Born Yvan Salmon at Attigny, Vosges, he went to Paris where he became a popular journalist for the newspaper "La Marseillaise" where he adopted the name Victor Noir as his pseudonym.

In 1870 he went to meet Prince Pierre Bonaparte, the great-nephew of the Emperor Napoleon Bonaparte, and cousin of the then-ruling Emperor Napoleon III. Victor Noir and Ulric de Foinville were sent as witnesses to fix the terms of a duel with Pierre Bonaparte on behalf of politician Paschal Grousset. But an argument broke out and Pierre shot Noir dead.

A public outcry followed and on January 12, led by political activist Auguste Blanqui, more than 100,000 people joined Noir's funeral procession to a cemetery in Neuilly.

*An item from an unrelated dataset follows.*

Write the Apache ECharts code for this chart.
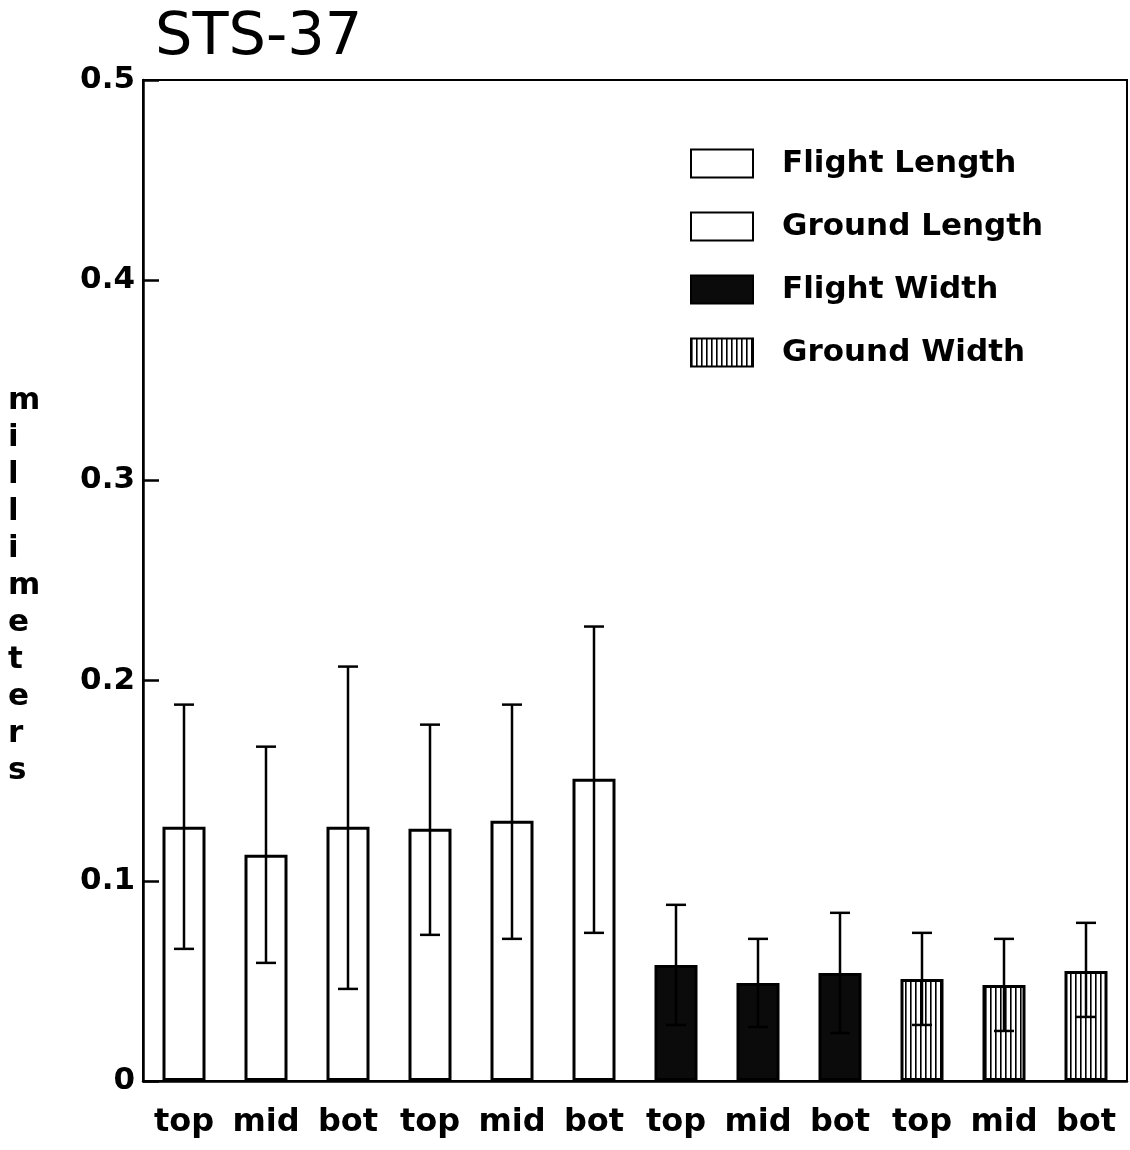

At a time when the Emperor was already unpopular, Pierre's acquittal on the murder charge caused enormous public outrage that erupted into a number of violent demonstrations. However a plebiscite was held over a new more liberal constitution and was approved by a crushing majority. The Republican cause appeared to be lost.

Separate events however led to the Franco-Prussian War which resulted in the overthrow of the Emperor's regime on September 4, 1870. Following the establishment of the Third Republic, the body of Victor Noir was moved to Père Lachaise Cemetery in Paris.

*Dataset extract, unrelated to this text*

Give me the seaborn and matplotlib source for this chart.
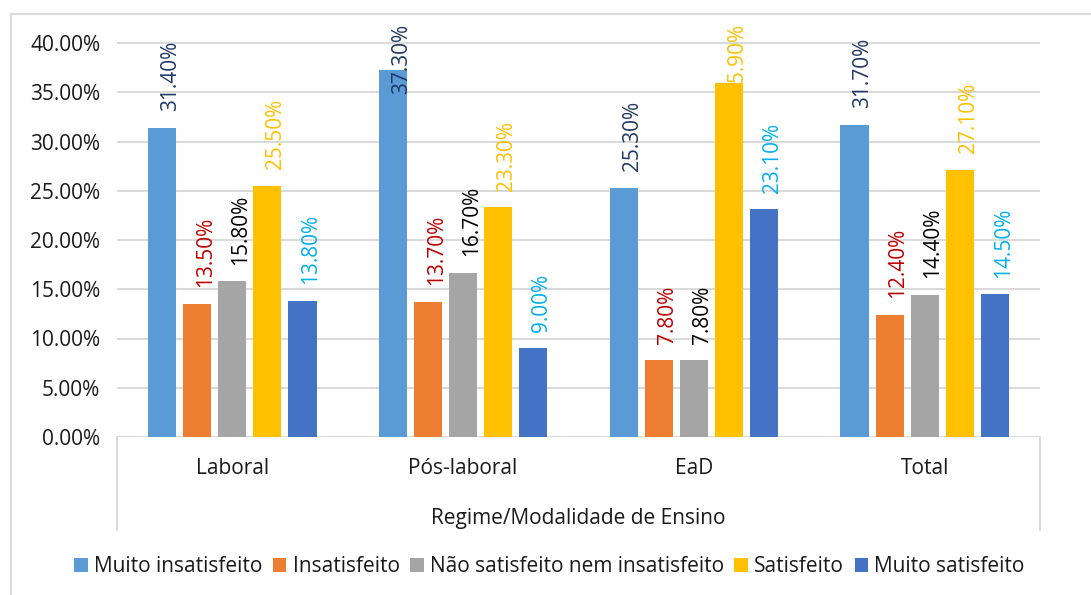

A life-size bronze statue depicting Noir as he lay dying was sculpted by Jules Dalou to mark his grave. The sculpture was created with a very noticeable "life-size" protuberance in Noir's trousers that has made it one of the most popular memorials for females to visit in the famous cemetery. Myth says that placing a flower in the upturned tophat after rubbing the statue's genital area, lips, and foot will enhance fertility, bring a blissful sex life, or, in some versions, a husband within the year. As a result of the legend, those particular components of the tarnished bronze statue are rather well-worn.

In 2005 a fence was erected around the statue of Noir, to deter people from touching the statue. Due to the protests of the female population of Paris however, it was torn down again.